Rows from a dataset

※ ※ ※

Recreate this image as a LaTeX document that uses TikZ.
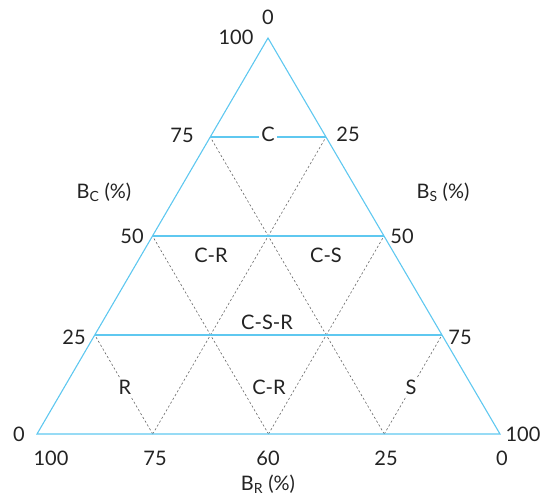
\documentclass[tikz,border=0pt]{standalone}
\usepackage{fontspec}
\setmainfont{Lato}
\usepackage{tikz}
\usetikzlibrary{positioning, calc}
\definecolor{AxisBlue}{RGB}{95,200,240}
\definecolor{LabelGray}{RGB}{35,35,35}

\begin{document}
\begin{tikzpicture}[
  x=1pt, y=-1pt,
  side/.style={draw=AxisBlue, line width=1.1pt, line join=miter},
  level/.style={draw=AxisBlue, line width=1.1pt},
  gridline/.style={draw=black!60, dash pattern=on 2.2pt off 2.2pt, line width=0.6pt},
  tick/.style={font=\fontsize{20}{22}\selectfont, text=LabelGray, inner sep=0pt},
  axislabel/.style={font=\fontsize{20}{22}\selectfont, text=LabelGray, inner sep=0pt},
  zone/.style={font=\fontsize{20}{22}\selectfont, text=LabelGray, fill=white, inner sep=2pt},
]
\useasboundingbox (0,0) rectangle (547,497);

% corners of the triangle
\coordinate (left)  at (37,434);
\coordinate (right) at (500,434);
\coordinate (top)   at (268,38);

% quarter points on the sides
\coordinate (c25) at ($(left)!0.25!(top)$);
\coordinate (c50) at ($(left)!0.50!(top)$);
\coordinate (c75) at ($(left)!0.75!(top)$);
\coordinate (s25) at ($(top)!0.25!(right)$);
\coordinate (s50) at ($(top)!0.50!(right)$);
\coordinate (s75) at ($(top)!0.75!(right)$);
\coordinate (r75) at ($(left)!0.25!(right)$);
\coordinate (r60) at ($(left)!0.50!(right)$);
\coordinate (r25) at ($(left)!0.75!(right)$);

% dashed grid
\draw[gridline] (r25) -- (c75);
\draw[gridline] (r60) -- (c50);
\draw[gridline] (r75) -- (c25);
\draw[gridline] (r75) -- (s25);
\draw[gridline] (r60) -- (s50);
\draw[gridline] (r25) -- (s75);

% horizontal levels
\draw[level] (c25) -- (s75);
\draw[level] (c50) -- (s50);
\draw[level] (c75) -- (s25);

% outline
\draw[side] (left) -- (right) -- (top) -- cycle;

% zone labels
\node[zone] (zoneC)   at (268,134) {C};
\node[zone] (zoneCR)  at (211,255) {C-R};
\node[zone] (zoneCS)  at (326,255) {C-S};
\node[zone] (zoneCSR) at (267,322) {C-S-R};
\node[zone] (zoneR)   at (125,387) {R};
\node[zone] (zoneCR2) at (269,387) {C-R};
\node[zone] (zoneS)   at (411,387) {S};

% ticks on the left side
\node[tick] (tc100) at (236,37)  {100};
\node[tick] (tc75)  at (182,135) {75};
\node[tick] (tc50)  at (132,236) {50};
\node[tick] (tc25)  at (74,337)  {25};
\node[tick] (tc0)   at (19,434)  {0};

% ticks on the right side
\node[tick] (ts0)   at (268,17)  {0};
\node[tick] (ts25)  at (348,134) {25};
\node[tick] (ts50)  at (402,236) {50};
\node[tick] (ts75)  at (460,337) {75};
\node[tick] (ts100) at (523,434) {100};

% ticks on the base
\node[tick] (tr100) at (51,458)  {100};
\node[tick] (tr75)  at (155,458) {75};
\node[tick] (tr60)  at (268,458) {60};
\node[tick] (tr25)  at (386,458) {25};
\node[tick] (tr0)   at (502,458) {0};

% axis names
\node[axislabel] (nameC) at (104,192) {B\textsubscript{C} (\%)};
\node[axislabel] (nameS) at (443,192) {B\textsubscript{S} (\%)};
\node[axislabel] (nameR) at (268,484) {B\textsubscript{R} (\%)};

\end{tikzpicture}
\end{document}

※ ※ ※

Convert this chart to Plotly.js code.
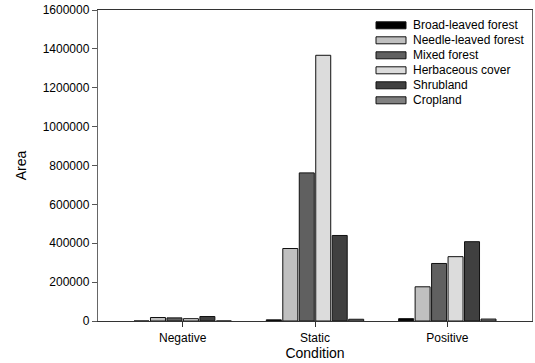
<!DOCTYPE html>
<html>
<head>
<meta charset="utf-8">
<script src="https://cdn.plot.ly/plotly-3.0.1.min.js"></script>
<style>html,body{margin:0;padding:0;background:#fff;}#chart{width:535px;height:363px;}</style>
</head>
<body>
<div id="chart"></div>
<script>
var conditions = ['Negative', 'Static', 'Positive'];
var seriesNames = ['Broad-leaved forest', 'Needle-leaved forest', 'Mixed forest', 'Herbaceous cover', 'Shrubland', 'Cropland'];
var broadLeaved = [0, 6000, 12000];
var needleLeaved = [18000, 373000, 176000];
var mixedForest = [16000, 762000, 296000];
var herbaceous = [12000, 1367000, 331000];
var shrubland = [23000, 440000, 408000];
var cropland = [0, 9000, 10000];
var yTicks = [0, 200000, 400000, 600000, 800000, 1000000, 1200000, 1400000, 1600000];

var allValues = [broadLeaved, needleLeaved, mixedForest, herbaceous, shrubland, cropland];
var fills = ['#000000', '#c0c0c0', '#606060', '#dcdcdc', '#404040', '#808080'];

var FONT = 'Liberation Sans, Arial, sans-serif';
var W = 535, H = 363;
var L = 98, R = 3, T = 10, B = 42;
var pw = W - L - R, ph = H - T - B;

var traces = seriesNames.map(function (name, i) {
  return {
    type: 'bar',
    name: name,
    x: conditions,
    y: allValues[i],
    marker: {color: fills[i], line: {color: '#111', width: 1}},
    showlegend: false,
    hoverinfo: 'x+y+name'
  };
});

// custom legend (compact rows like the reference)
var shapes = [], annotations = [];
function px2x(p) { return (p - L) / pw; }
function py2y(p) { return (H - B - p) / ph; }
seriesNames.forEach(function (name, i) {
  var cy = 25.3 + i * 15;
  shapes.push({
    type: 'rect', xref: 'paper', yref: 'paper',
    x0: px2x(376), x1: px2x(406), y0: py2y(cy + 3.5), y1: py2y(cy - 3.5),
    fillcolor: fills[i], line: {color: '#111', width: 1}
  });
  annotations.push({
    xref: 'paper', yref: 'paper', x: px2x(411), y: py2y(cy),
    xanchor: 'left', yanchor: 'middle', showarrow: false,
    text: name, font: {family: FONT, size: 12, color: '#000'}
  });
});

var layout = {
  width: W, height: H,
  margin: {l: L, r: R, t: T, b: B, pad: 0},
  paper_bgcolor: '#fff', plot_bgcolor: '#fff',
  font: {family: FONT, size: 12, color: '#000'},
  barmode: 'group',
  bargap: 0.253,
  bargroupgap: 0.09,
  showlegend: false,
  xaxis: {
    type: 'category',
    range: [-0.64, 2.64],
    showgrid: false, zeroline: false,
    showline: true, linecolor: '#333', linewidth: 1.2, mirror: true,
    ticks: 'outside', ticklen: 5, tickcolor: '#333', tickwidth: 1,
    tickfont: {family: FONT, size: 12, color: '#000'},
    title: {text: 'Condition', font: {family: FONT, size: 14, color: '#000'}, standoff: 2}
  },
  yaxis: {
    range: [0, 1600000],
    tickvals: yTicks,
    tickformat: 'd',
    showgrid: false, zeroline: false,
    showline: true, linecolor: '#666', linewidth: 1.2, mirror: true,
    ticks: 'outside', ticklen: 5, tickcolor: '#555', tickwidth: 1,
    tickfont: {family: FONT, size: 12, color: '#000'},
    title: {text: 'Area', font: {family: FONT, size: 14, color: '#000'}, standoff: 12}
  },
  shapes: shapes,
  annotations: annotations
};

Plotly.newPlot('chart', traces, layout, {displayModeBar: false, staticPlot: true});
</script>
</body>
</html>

※ ※ ※

PROBLEM:
Exactly as they stand, quote the lines beginning with the one that contains "Recreate this image" and ending with the one that contains "(c75) -- (s25);", with no pictures.

ANSWER TO THE EXERCISE:
Recreate this image as a LaTeX document that uses TikZ.
\documentclass[tikz,border=0pt]{standalone}
\usepackage{fontspec}
\setmainfont{Lato}
\usepackage{tikz}
\usetikzlibrary{positioning, calc}
\definecolor{AxisBlue}{RGB}{95,200,240}
\definecolor{LabelGray}{RGB}{35,35,35}

\begin{document}
\begin{tikzpicture}[
  x=1pt, y=-1pt,
  side/.style={draw=AxisBlue, line width=1.1pt, line join=miter},
  level/.style={draw=AxisBlue, line width=1.1pt},
  gridline/.style={draw=black!60, dash pattern=on 2.2pt off 2.2pt, line width=0.6pt},
  tick/.style={font=\fontsize{20}{22}\selectfont, text=LabelGray, inner sep=0pt},
  axislabel/.style={font=\fontsize{20}{22}\selectfont, text=LabelGray, inner sep=0pt},
  zone/.style={font=\fontsize{20}{22}\selectfont, text=LabelGray, fill=white, inner sep=2pt},
]
\useasboundingbox (0,0) rectangle (547,497);

% corners of the triangle
\coordinate (left)  at (37,434);
\coordinate (right) at (500,434);
\coordinate (top)   at (268,38);

% quarter points on the sides
\coordinate (c25) at ($(left)!0.25!(top)$);
\coordinate (c50) at ($(left)!0.50!(top)$);
\coordinate (c75) at ($(left)!0.75!(top)$);
\coordinate (s25) at ($(top)!0.25!(right)$);
\coordinate (s50) at ($(top)!0.50!(right)$);
\coordinate (s75) at ($(top)!0.75!(right)$);
\coordinate (r75) at ($(left)!0.25!(right)$);
\coordinate (r60) at ($(left)!0.50!(right)$);
\coordinate (r25) at ($(left)!0.75!(right)$);

% dashed grid
\draw[gridline] (r25) -- (c75);
\draw[gridline] (r60) -- (c50);
\draw[gridline] (r75) -- (c25);
\draw[gridline] (r75) -- (s25);
\draw[gridline] (r60) -- (s50);
\draw[gridline] (r25) -- (s75);

% horizontal levels
\draw[level] (c25) -- (s75);
\draw[level] (c50) -- (s50);
\draw[level] (c75) -- (s25);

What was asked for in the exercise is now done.